**Dataset extract**
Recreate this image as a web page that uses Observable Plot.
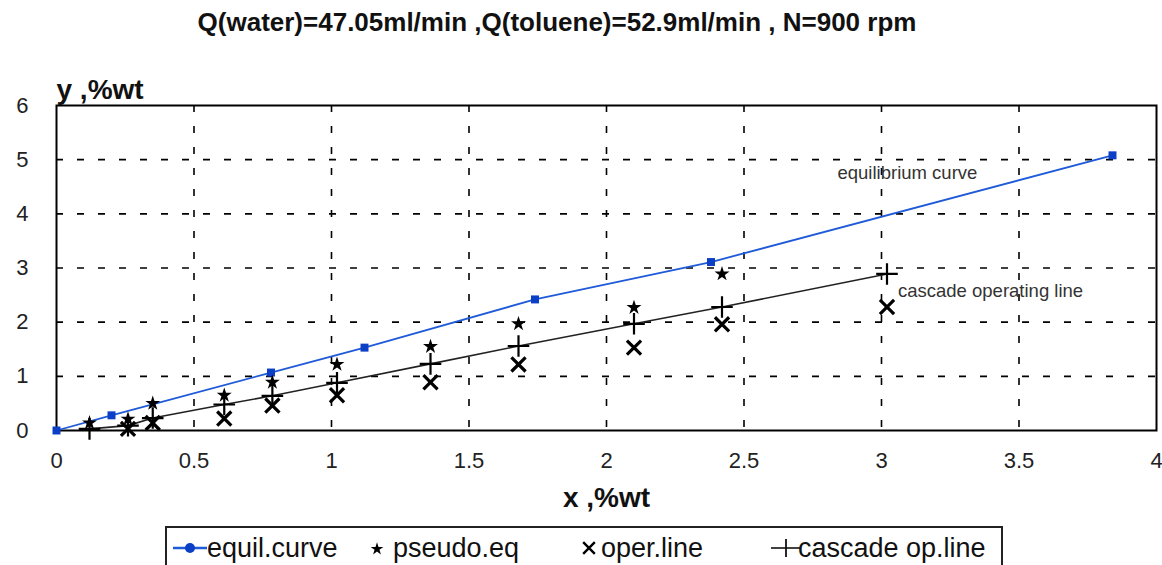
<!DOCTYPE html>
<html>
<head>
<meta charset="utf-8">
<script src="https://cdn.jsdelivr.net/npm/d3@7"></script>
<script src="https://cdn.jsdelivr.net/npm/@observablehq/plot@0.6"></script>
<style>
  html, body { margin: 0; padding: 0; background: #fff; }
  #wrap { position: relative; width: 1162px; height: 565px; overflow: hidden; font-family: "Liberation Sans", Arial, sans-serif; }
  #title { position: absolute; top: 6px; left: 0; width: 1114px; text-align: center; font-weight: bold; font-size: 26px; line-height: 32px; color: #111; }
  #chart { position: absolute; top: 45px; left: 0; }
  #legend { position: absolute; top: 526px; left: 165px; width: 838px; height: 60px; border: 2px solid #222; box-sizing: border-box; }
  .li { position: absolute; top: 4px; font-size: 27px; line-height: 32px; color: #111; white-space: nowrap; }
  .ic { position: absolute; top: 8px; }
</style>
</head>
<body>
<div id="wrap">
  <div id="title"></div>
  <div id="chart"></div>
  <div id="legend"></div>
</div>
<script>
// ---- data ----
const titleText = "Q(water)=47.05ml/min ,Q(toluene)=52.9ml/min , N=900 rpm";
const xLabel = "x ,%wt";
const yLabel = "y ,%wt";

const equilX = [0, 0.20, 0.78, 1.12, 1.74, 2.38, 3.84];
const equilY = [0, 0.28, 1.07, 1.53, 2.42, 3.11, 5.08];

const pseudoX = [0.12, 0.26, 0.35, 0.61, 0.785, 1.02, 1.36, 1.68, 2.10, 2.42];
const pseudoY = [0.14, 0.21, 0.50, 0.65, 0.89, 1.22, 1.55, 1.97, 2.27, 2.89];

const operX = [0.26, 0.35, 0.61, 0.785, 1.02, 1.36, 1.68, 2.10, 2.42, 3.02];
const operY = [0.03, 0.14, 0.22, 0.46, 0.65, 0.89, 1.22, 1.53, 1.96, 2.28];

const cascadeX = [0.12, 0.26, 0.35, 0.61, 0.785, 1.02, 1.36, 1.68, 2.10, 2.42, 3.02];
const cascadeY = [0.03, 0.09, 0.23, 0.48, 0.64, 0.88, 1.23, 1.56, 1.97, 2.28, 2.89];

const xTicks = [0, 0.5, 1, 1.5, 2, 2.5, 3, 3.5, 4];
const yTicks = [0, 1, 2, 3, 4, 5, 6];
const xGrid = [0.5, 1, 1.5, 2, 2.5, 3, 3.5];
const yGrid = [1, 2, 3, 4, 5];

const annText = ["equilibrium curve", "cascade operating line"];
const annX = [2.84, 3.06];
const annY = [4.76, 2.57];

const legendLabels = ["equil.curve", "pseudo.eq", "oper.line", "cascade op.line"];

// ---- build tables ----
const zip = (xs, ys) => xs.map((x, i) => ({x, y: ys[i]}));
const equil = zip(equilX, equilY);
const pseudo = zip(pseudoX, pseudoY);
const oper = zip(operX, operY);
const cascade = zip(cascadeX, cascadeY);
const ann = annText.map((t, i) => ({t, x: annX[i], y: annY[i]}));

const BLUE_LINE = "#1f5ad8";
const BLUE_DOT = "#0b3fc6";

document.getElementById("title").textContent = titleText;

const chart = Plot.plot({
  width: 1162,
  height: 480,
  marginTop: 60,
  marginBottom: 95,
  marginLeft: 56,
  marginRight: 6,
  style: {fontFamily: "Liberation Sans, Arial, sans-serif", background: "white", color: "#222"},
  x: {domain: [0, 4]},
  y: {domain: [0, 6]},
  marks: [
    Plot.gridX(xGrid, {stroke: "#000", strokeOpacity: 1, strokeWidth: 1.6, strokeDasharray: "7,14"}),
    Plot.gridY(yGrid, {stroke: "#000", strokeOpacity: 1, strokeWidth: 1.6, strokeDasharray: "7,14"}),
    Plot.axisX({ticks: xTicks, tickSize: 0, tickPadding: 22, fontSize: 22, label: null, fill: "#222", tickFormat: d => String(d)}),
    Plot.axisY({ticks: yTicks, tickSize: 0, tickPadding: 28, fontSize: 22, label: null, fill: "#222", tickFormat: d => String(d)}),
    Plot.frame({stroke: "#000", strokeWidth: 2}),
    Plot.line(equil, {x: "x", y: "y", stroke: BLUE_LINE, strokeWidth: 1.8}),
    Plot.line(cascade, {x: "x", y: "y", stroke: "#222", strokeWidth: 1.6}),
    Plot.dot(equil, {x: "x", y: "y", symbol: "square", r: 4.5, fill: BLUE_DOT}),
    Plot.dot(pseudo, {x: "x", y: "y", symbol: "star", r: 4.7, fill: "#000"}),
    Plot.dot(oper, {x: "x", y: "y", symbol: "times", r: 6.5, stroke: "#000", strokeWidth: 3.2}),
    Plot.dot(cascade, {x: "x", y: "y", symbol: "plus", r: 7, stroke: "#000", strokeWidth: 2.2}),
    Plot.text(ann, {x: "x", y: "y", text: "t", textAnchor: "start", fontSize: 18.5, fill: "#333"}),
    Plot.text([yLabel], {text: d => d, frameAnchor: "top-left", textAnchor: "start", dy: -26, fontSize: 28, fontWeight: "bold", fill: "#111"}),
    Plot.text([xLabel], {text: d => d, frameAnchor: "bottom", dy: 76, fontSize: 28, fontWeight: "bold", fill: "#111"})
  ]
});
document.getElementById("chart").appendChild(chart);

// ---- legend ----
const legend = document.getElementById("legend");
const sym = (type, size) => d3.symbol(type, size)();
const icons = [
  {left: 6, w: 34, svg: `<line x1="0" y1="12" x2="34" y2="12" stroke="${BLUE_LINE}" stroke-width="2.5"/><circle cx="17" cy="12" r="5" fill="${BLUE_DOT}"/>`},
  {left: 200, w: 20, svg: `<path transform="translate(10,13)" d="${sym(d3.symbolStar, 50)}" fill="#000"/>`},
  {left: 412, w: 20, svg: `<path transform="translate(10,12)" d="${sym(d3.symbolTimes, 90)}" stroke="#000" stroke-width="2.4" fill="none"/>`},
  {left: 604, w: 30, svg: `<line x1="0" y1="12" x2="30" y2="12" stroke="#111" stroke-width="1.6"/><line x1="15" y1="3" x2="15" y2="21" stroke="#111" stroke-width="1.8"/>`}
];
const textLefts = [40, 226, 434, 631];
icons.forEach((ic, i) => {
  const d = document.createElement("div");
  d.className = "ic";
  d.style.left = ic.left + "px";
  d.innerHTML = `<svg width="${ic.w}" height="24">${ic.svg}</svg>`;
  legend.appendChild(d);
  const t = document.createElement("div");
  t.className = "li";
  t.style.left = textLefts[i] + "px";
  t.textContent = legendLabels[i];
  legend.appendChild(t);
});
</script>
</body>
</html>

**Directions for this task**
Print the complete listing exactly as it stands, without its pictures.

**Correct result**
Recreate this image as a web page that uses Observable Plot.
<!DOCTYPE html>
<html>
<head>
<meta charset="utf-8">
<script src="https://cdn.jsdelivr.net/npm/d3@7"></script>
<script src="https://cdn.jsdelivr.net/npm/@observablehq/plot@0.6"></script>
<style>
  html, body { margin: 0; padding: 0; background: #fff; }
  #wrap { position: relative; width: 1162px; height: 565px; overflow: hidden; font-family: "Liberation Sans", Arial, sans-serif; }
  #title { position: absolute; top: 6px; left: 0; width: 1114px; text-align: center; font-weight: bold; font-size: 26px; line-height: 32px; color: #111; }
  #chart { position: absolute; top: 45px; left: 0; }
  #legend { position: absolute; top: 526px; left: 165px; width: 838px; height: 60px; border: 2px solid #222; box-sizing: border-box; }
  .li { position: absolute; top: 4px; font-size: 27px; line-height: 32px; color: #111; white-space: nowrap; }
  .ic { position: absolute; top: 8px; }
</style>
</head>
<body>
<div id="wrap">
  <div id="title"></div>
  <div id="chart"></div>
  <div id="legend"></div>
</div>
<script>
// ---- data ----
const titleText = "Q(water)=47.05ml/min ,Q(toluene)=52.9ml/min , N=900 rpm";
const xLabel = "x ,%wt";
const yLabel = "y ,%wt";

const equilX = [0, 0.20, 0.78, 1.12, 1.74, 2.38, 3.84];
const equilY = [0, 0.28, 1.07, 1.53, 2.42, 3.11, 5.08];

const pseudoX = [0.12, 0.26, 0.35, 0.61, 0.785, 1.02, 1.36, 1.68, 2.10, 2.42];
const pseudoY = [0.14, 0.21, 0.50, 0.65, 0.89, 1.22, 1.55, 1.97, 2.27, 2.89];

const operX = [0.26, 0.35, 0.61, 0.785, 1.02, 1.36, 1.68, 2.10, 2.42, 3.02];
const operY = [0.03, 0.14, 0.22, 0.46, 0.65, 0.89, 1.22, 1.53, 1.96, 2.28];

const cascadeX = [0.12, 0.26, 0.35, 0.61, 0.785, 1.02, 1.36, 1.68, 2.10, 2.42, 3.02];
const cascadeY = [0.03, 0.09, 0.23, 0.48, 0.64, 0.88, 1.23, 1.56, 1.97, 2.28, 2.89];

const xTicks = [0, 0.5, 1, 1.5, 2, 2.5, 3, 3.5, 4];
const yTicks = [0, 1, 2, 3, 4, 5, 6];
const xGrid = [0.5, 1, 1.5, 2, 2.5, 3, 3.5];
const yGrid = [1, 2, 3, 4, 5];

const annText = ["equilibrium curve", "cascade operating line"];
const annX = [2.84, 3.06];
const annY = [4.76, 2.57];

const legendLabels = ["equil.curve", "pseudo.eq", "oper.line", "cascade op.line"];

// ---- build tables ----
const zip = (xs, ys) => xs.map((x, i) => ({x, y: ys[i]}));
const equil = zip(equilX, equilY);
const pseudo = zip(pseudoX, pseudoY);
const oper = zip(operX, operY);
const cascade = zip(cascadeX, cascadeY);
const ann = annText.map((t, i) => ({t, x: annX[i], y: annY[i]}));

const BLUE_LINE = "#1f5ad8";
const BLUE_DOT = "#0b3fc6";

document.getElementById("title").textContent = titleText;

const chart = Plot.plot({
  width: 1162,
  height: 480,
  marginTop: 60,
  marginBottom: 95,
  marginLeft: 56,
  marginRight: 6,
  style: {fontFamily: "Liberation Sans, Arial, sans-serif", background: "white", color: "#222"},
  x: {domain: [0, 4]},
  y: {domain: [0, 6]},
  marks: [
    Plot.gridX(xGrid, {stroke: "#000", strokeOpacity: 1, strokeWidth: 1.6, strokeDasharray: "7,14"}),
    Plot.gridY(yGrid, {stroke: "#000", strokeOpacity: 1, strokeWidth: 1.6, strokeDasharray: "7,14"}),
    Plot.axisX({ticks: xTicks, tickSize: 0, tickPadding: 22, fontSize: 22, label: null, fill: "#222", tickFormat: d => String(d)}),
    Plot.axisY({ticks: yTicks, tickSize: 0, tickPadding: 28, fontSize: 22, label: null, fill: "#222", tickFormat: d => String(d)}),
    Plot.frame({stroke: "#000", strokeWidth: 2}),
    Plot.line(equil, {x: "x", y: "y", stroke: BLUE_LINE, strokeWidth: 1.8}),
    Plot.line(cascade, {x: "x", y: "y", stroke: "#222", strokeWidth: 1.6}),
    Plot.dot(equil, {x: "x", y: "y", symbol: "square", r: 4.5, fill: BLUE_DOT}),
    Plot.dot(pseudo, {x: "x", y: "y", symbol: "star", r: 4.7, fill: "#000"}),
    Plot.dot(oper, {x: "x", y: "y", symbol: "times", r: 6.5, stroke: "#000", strokeWidth: 3.2}),
    Plot.dot(cascade, {x: "x", y: "y", symbol: "plus", r: 7, stroke: "#000", strokeWidth: 2.2}),
    Plot.text(ann, {x: "x", y: "y", text: "t", textAnchor: "start", fontSize: 18.5, fill: "#333"}),
    Plot.text([yLabel], {text: d => d, frameAnchor: "top-left", textAnchor: "start", dy: -26, fontSize: 28, fontWeight: "bold", fill: "#111"}),
    Plot.text([xLabel], {text: d => d, frameAnchor: "bottom", dy: 76, fontSize: 28, fontWeight: "bold", fill: "#111"})
  ]
});
document.getElementById("chart").appendChild(chart);

// ---- legend ----
const legend = document.getElementById("legend");
const sym = (type, size) => d3.symbol(type, size)();
const icons = [
  {left: 6, w: 34, svg: `<line x1="0" y1="12" x2="34" y2="12" stroke="${BLUE_LINE}" stroke-width="2.5"/><circle cx="17" cy="12" r="5" fill="${BLUE_DOT}"/>`},
  {left: 200, w: 20, svg: `<path transform="translate(10,13)" d="${sym(d3.symbolStar, 50)}" fill="#000"/>`},
  {left: 412, w: 20, svg: `<path transform="translate(10,12)" d="${sym(d3.symbolTimes, 90)}" stroke="#000" stroke-width="2.4" fill="none"/>`},
  {left: 604, w: 30, svg: `<line x1="0" y1="12" x2="30" y2="12" stroke="#111" stroke-width="1.6"/><line x1="15" y1="3" x2="15" y2="21" stroke="#111" stroke-width="1.8"/>`}
];
const textLefts = [40, 226, 434, 631];
icons.forEach((ic, i) => {
  const d = document.createElement("div");
  d.className = "ic";
  d.style.left = ic.left + "px";
  d.innerHTML = `<svg width="${ic.w}" height="24">${ic.svg}</svg>`;
  legend.appendChild(d);
  const t = document.createElement("div");
  t.className = "li";
  t.style.left = textLefts[i] + "px";
  t.textContent = legendLabels[i];
  legend.appendChild(t);
});
</script>
</body>
</html>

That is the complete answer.